Material:

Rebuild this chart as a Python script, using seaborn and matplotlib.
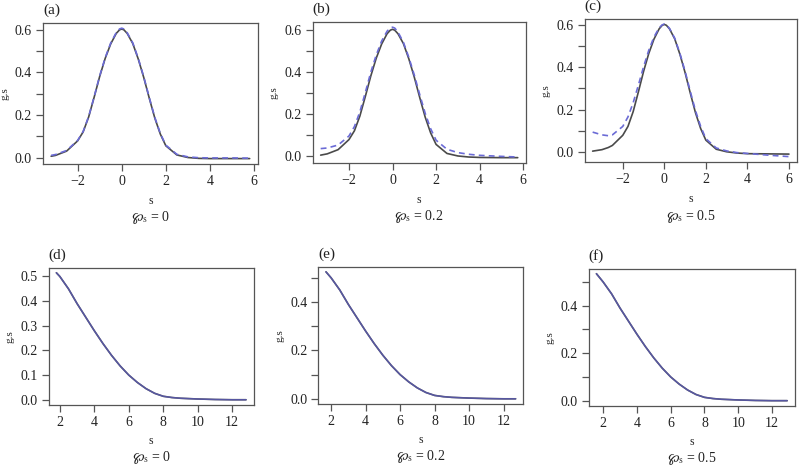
import numpy as np
import matplotlib
matplotlib.use("Agg")
import matplotlib.pyplot as plt
import seaborn as sns

# top row: s grid and curves (solid = true, dashed = estimate)
s_a = [-3.2, -3.0, -2.5, -2.0, -1.75, -1.5, -1.25, -1.0, -0.75, -0.5, -0.25, -0.1, 0.0, 0.1,
       0.25, 0.5, 0.75, 1.0, 1.25, 1.5, 1.75, 2.0, 2.5, 3.0, 3.5, 4.0, 5.0, 5.8]
solid_a = [0.006, 0.01, 0.03, 0.078, 0.12, 0.19, 0.283, 0.38, 0.465, 0.533, 0.582, 0.599, 0.603, 0.599,
           0.582, 0.535, 0.462, 0.375, 0.278, 0.185, 0.11, 0.055, 0.012, 0.0, -0.004, -0.005, -0.005, -0.005]
dash_a = [0.01, 0.014, 0.033, 0.08, 0.122, 0.192, 0.285, 0.383, 0.468, 0.537, 0.586, 0.603, 0.607, 0.603,
          0.585, 0.538, 0.465, 0.378, 0.281, 0.188, 0.113, 0.058, 0.015, 0.003, -0.001, -0.002, -0.002, -0.003]

s_b = [-3.3, -3.0, -2.5, -2.0, -1.75, -1.5, -1.25, -1.0, -0.75, -0.5, -0.25, -0.1, 0.0, 0.1,
       0.25, 0.5, 0.75, 1.0, 1.25, 1.5, 1.75, 2.0, 2.5, 3.0, 3.5, 4.0, 5.0, 5.75]
solid_b = [0.004, 0.01, 0.03, 0.078, 0.12, 0.19, 0.283, 0.38, 0.465, 0.533, 0.582, 0.599, 0.603, 0.599,
           0.582, 0.535, 0.462, 0.375, 0.278, 0.185, 0.11, 0.055, 0.012, 0.0, -0.005, -0.007, -0.008, -0.008]
dash_b = [0.035, 0.038, 0.052, 0.095, 0.14, 0.21, 0.302, 0.398, 0.48, 0.547, 0.594, 0.61, 0.613, 0.609,
          0.59, 0.541, 0.469, 0.385, 0.292, 0.203, 0.13, 0.075, 0.032, 0.016, 0.008, 0.003, -0.002, -0.005]

s_c = [-3.45, -3.0, -2.7, -2.5, -2.0, -1.75, -1.5, -1.25, -1.0, -0.75, -0.5, -0.25, -0.1, 0.0, 0.1,
       0.25, 0.5, 0.75, 1.0, 1.25, 1.5, 1.75, 2.0, 2.5, 3.0, 3.5, 4.0, 5.0, 6.0]
solid_c = [0.003, 0.01, 0.02, 0.03, 0.078, 0.12, 0.19, 0.283, 0.38, 0.465, 0.533, 0.582, 0.599, 0.603, 0.599,
           0.582, 0.535, 0.462, 0.375, 0.278, 0.185, 0.11, 0.055, 0.012, 0.0, -0.006, -0.009, -0.01, -0.011]
dash_c = [0.093, 0.08, 0.076, 0.08, 0.12, 0.165, 0.232, 0.315, 0.402, 0.48, 0.543, 0.587, 0.601, 0.605, 0.601,
          0.584, 0.538, 0.466, 0.381, 0.286, 0.195, 0.12, 0.062, 0.018, 0.004, -0.004, -0.008, -0.016, -0.023]

# bottom row
s_d = [1.8, 2.0, 2.5, 3.0, 3.5, 4.0, 4.5, 5.0, 5.5, 6.0, 6.5, 7.0, 7.5, 8.0, 8.5, 9.0, 10.0, 11.0, 12.0, 12.8]
g_d = [0.515, 0.50, 0.45, 0.39, 0.335, 0.28, 0.228, 0.18, 0.137, 0.10, 0.07, 0.045, 0.026, 0.014,
       0.009, 0.006, 0.003, 0.001, 0.0, 0.0]
s_e = [1.7, 2.0, 2.5, 3.0, 3.5, 4.0, 4.5, 5.0, 5.5, 6.0, 6.5, 7.0, 7.5, 8.0, 8.5, 9.0, 10.0, 11.0, 12.0, 12.7]
g_e = [0.525, 0.50, 0.45, 0.39, 0.335, 0.28, 0.228, 0.18, 0.137, 0.10, 0.07, 0.045, 0.026, 0.014,
       0.009, 0.006, 0.003, 0.001, 0.0, 0.0]
s_f = [1.6, 2.0, 2.5, 3.0, 3.5, 4.0, 4.5, 5.0, 5.5, 6.0, 6.5, 7.0, 7.5, 8.0, 8.5, 9.0, 10.0, 11.0, 12.0, 12.9]
g_f = [0.535, 0.50, 0.45, 0.39, 0.335, 0.28, 0.228, 0.18, 0.137, 0.10, 0.07, 0.045, 0.026, 0.014,
       0.009, 0.006, 0.003, 0.001, 0.0, 0.0]

panel_tags = ["(a)", "(b)", "(c)", "(d)", "(e)", "(f)"]
rho_vals = ["0", "0.2", "0.5", "0", "0.2", "0.5"]

sns.set_style("ticks")
plt.rcParams['font.family'] = ['Liberation Serif', 'DejaVu Serif']
plt.rcParams['mathtext.fontset'] = 'stix'

fig = plt.figure(figsize=(8, 4.68), dpi=100)
rects = [
    [0.054, 0.650, 0.268, 0.301],
    [0.391, 0.652, 0.266, 0.301],
    [0.731, 0.654, 0.265, 0.306],
    [0.061, 0.135, 0.256, 0.293],
    [0.398, 0.137, 0.256, 0.293],
    [0.736, 0.133, 0.2575, 0.293],
]
series = [
    (s_a, solid_a, dash_a), (s_b, solid_b, dash_b), (s_c, solid_c, dash_c),
    (s_d, g_d, g_d), (s_e, g_e, g_e), (s_f, g_f, g_f),
]

solid_col = "#4a4a4a"
dash_col = "#6b6bd6"

for i, (rect, (x, y1, y2)) in enumerate(zip(rects, series)):
    ax = fig.add_axes(rect)
    sns.lineplot(x=x, y=y1, ax=ax, color=solid_col, linewidth=1.2, sort=False)
    if i < 3:
        sns.lineplot(x=x, y=y2, ax=ax, color=dash_col, linewidth=1.2, sort=False,
                     linestyle=(0, (3.5, 2.5)))
    else:
        sns.lineplot(x=x, y=y2, ax=ax, color="#5a5ab8", linewidth=1.1, sort=False, alpha=0.8)
    ax.margins(x=0.04, y=0.04)

    if i < 3:
        ax.set_xticks([-2, 0, 2, 4, 6])
        ax.set_xticklabels(["\u22122", "0", "2", "4", "6"])
        yt = [0.0, 0.1, 0.2, 0.3, 0.4, 0.5, 0.6]
        ax.set_yticks(yt)
        ax.set_yticklabels([f"{v:.1f}" if k % 2 == 0 else "" for k, v in enumerate(yt)])
    else:
        ax.set_xticks([2, 4, 6, 8, 10, 12])
        yt = [0.0, 0.1, 0.2, 0.3, 0.4, 0.5]
        ax.set_yticks(yt)
        if i == 3:
            ax.set_yticklabels([f"{v:.1f}" for v in yt])
        else:
            ax.set_yticklabels([f"{v:.1f}" if k % 2 == 0 else "" for k, v in enumerate(yt)])

    for sp in ax.spines.values():
        sp.set_visible(True)
        sp.set_color("#555555")
        sp.set_linewidth(0.9)
    ax.tick_params(direction="out", length=5, width=0.9, color="#555555",
                   labelsize=10, pad=3, labelcolor="#222222")
    ax.set_xlabel("")
    ax.set_ylabel("g.s", fontsize=8, labelpad=4, color="#222222")

    ax.text(0.0, 1.04, panel_tags[i], transform=ax.transAxes, ha="left", va="bottom",
            fontsize=11, color="#222222")
    ax.text(0.5, -0.22, "s", transform=ax.transAxes, ha="center", va="top",
            fontsize=8.5, color="#222222")
    ax.text(0.5, -0.32, r"$\wp_{\mathrm{s}}$ = " + rho_vals[i], transform=ax.transAxes,
            ha="center", va="top", fontsize=10, color="#222222")

fig.savefig("out.png", dpi=100)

Given exercise: Copy the material above in full and exactly, skipping pictures.

Answer to the task:
Rebuild this chart as a Python script, using seaborn and matplotlib.
import numpy as np
import matplotlib
matplotlib.use("Agg")
import matplotlib.pyplot as plt
import seaborn as sns

# top row: s grid and curves (solid = true, dashed = estimate)
s_a = [-3.2, -3.0, -2.5, -2.0, -1.75, -1.5, -1.25, -1.0, -0.75, -0.5, -0.25, -0.1, 0.0, 0.1,
       0.25, 0.5, 0.75, 1.0, 1.25, 1.5, 1.75, 2.0, 2.5, 3.0, 3.5, 4.0, 5.0, 5.8]
solid_a = [0.006, 0.01, 0.03, 0.078, 0.12, 0.19, 0.283, 0.38, 0.465, 0.533, 0.582, 0.599, 0.603, 0.599,
           0.582, 0.535, 0.462, 0.375, 0.278, 0.185, 0.11, 0.055, 0.012, 0.0, -0.004, -0.005, -0.005, -0.005]
dash_a = [0.01, 0.014, 0.033, 0.08, 0.122, 0.192, 0.285, 0.383, 0.468, 0.537, 0.586, 0.603, 0.607, 0.603,
          0.585, 0.538, 0.465, 0.378, 0.281, 0.188, 0.113, 0.058, 0.015, 0.003, -0.001, -0.002, -0.002, -0.003]

s_b = [-3.3, -3.0, -2.5, -2.0, -1.75, -1.5, -1.25, -1.0, -0.75, -0.5, -0.25, -0.1, 0.0, 0.1,
       0.25, 0.5, 0.75, 1.0, 1.25, 1.5, 1.75, 2.0, 2.5, 3.0, 3.5, 4.0, 5.0, 5.75]
solid_b = [0.004, 0.01, 0.03, 0.078, 0.12, 0.19, 0.283, 0.38, 0.465, 0.533, 0.582, 0.599, 0.603, 0.599,
           0.582, 0.535, 0.462, 0.375, 0.278, 0.185, 0.11, 0.055, 0.012, 0.0, -0.005, -0.007, -0.008, -0.008]
dash_b = [0.035, 0.038, 0.052, 0.095, 0.14, 0.21, 0.302, 0.398, 0.48, 0.547, 0.594, 0.61, 0.613, 0.609,
          0.59, 0.541, 0.469, 0.385, 0.292, 0.203, 0.13, 0.075, 0.032, 0.016, 0.008, 0.003, -0.002, -0.005]

s_c = [-3.45, -3.0, -2.7, -2.5, -2.0, -1.75, -1.5, -1.25, -1.0, -0.75, -0.5, -0.25, -0.1, 0.0, 0.1,
       0.25, 0.5, 0.75, 1.0, 1.25, 1.5, 1.75, 2.0, 2.5, 3.0, 3.5, 4.0, 5.0, 6.0]
solid_c = [0.003, 0.01, 0.02, 0.03, 0.078, 0.12, 0.19, 0.283, 0.38, 0.465, 0.533, 0.582, 0.599, 0.603, 0.599,
           0.582, 0.535, 0.462, 0.375, 0.278, 0.185, 0.11, 0.055, 0.012, 0.0, -0.006, -0.009, -0.01, -0.011]
dash_c = [0.093, 0.08, 0.076, 0.08, 0.12, 0.165, 0.232, 0.315, 0.402, 0.48, 0.543, 0.587, 0.601, 0.605, 0.601,
          0.584, 0.538, 0.466, 0.381, 0.286, 0.195, 0.12, 0.062, 0.018, 0.004, -0.004, -0.008, -0.016, -0.023]

# bottom row
s_d = [1.8, 2.0, 2.5, 3.0, 3.5, 4.0, 4.5, 5.0, 5.5, 6.0, 6.5, 7.0, 7.5, 8.0, 8.5, 9.0, 10.0, 11.0, 12.0, 12.8]
g_d = [0.515, 0.50, 0.45, 0.39, 0.335, 0.28, 0.228, 0.18, 0.137, 0.10, 0.07, 0.045, 0.026, 0.014,
       0.009, 0.006, 0.003, 0.001, 0.0, 0.0]
s_e = [1.7, 2.0, 2.5, 3.0, 3.5, 4.0, 4.5, 5.0, 5.5, 6.0, 6.5, 7.0, 7.5, 8.0, 8.5, 9.0, 10.0, 11.0, 12.0, 12.7]
g_e = [0.525, 0.50, 0.45, 0.39, 0.335, 0.28, 0.228, 0.18, 0.137, 0.10, 0.07, 0.045, 0.026, 0.014,
       0.009, 0.006, 0.003, 0.001, 0.0, 0.0]
s_f = [1.6, 2.0, 2.5, 3.0, 3.5, 4.0, 4.5, 5.0, 5.5, 6.0, 6.5, 7.0, 7.5, 8.0, 8.5, 9.0, 10.0, 11.0, 12.0, 12.9]
g_f = [0.535, 0.50, 0.45, 0.39, 0.335, 0.28, 0.228, 0.18, 0.137, 0.10, 0.07, 0.045, 0.026, 0.014,
       0.009, 0.006, 0.003, 0.001, 0.0, 0.0]

panel_tags = ["(a)", "(b)", "(c)", "(d)", "(e)", "(f)"]
rho_vals = ["0", "0.2", "0.5", "0", "0.2", "0.5"]

sns.set_style("ticks")
plt.rcParams['font.family'] = ['Liberation Serif', 'DejaVu Serif']
plt.rcParams['mathtext.fontset'] = 'stix'

fig = plt.figure(figsize=(8, 4.68), dpi=100)
rects = [
    [0.054, 0.650, 0.268, 0.301],
    [0.391, 0.652, 0.266, 0.301],
    [0.731, 0.654, 0.265, 0.306],
    [0.061, 0.135, 0.256, 0.293],
    [0.398, 0.137, 0.256, 0.293],
    [0.736, 0.133, 0.2575, 0.293],
]
series = [
    (s_a, solid_a, dash_a), (s_b, solid_b, dash_b), (s_c, solid_c, dash_c),
    (s_d, g_d, g_d), (s_e, g_e, g_e), (s_f, g_f, g_f),
]

solid_col = "#4a4a4a"
dash_col = "#6b6bd6"

for i, (rect, (x, y1, y2)) in enumerate(zip(rects, series)):
    ax = fig.add_axes(rect)
    sns.lineplot(x=x, y=y1, ax=ax, color=solid_col, linewidth=1.2, sort=False)
    if i < 3:
        sns.lineplot(x=x, y=y2, ax=ax, color=dash_col, linewidth=1.2, sort=False,
                     linestyle=(0, (3.5, 2.5)))
    else:
        sns.lineplot(x=x, y=y2, ax=ax, color="#5a5ab8", linewidth=1.1, sort=False, alpha=0.8)
    ax.margins(x=0.04, y=0.04)

    if i < 3:
        ax.set_xticks([-2, 0, 2, 4, 6])
        ax.set_xticklabels(["\u22122", "0", "2", "4", "6"])
        yt = [0.0, 0.1, 0.2, 0.3, 0.4, 0.5, 0.6]
        ax.set_yticks(yt)
        ax.set_yticklabels([f"{v:.1f}" if k % 2 == 0 else "" for k, v in enumerate(yt)])
    else:
        ax.set_xticks([2, 4, 6, 8, 10, 12])
        yt = [0.0, 0.1, 0.2, 0.3, 0.4, 0.5]
        ax.set_yticks(yt)
        if i == 3:
            ax.set_yticklabels([f"{v:.1f}" for v in yt])
        else:
            ax.set_yticklabels([f"{v:.1f}" if k % 2 == 0 else "" for k, v in enumerate(yt)])

    for sp in ax.spines.values():
        sp.set_visible(True)
        sp.set_color("#555555")
        sp.set_linewidth(0.9)
    ax.tick_params(direction="out", length=5, width=0.9, color="#555555",
                   labelsize=10, pad=3, labelcolor="#222222")
    ax.set_xlabel("")
    ax.set_ylabel("g.s", fontsize=8, labelpad=4, color="#222222")

    ax.text(0.0, 1.04, panel_tags[i], transform=ax.transAxes, ha="left", va="bottom",
            fontsize=11, color="#222222")
    ax.text(0.5, -0.22, "s", transform=ax.transAxes, ha="center", va="top",
            fontsize=8.5, color="#222222")
    ax.text(0.5, -0.32, r"$\wp_{\mathrm{s}}$ = " + rho_vals[i], transform=ax.transAxes,
            ha="center", va="top", fontsize=10, color="#222222")

fig.savefig("out.png", dpi=100)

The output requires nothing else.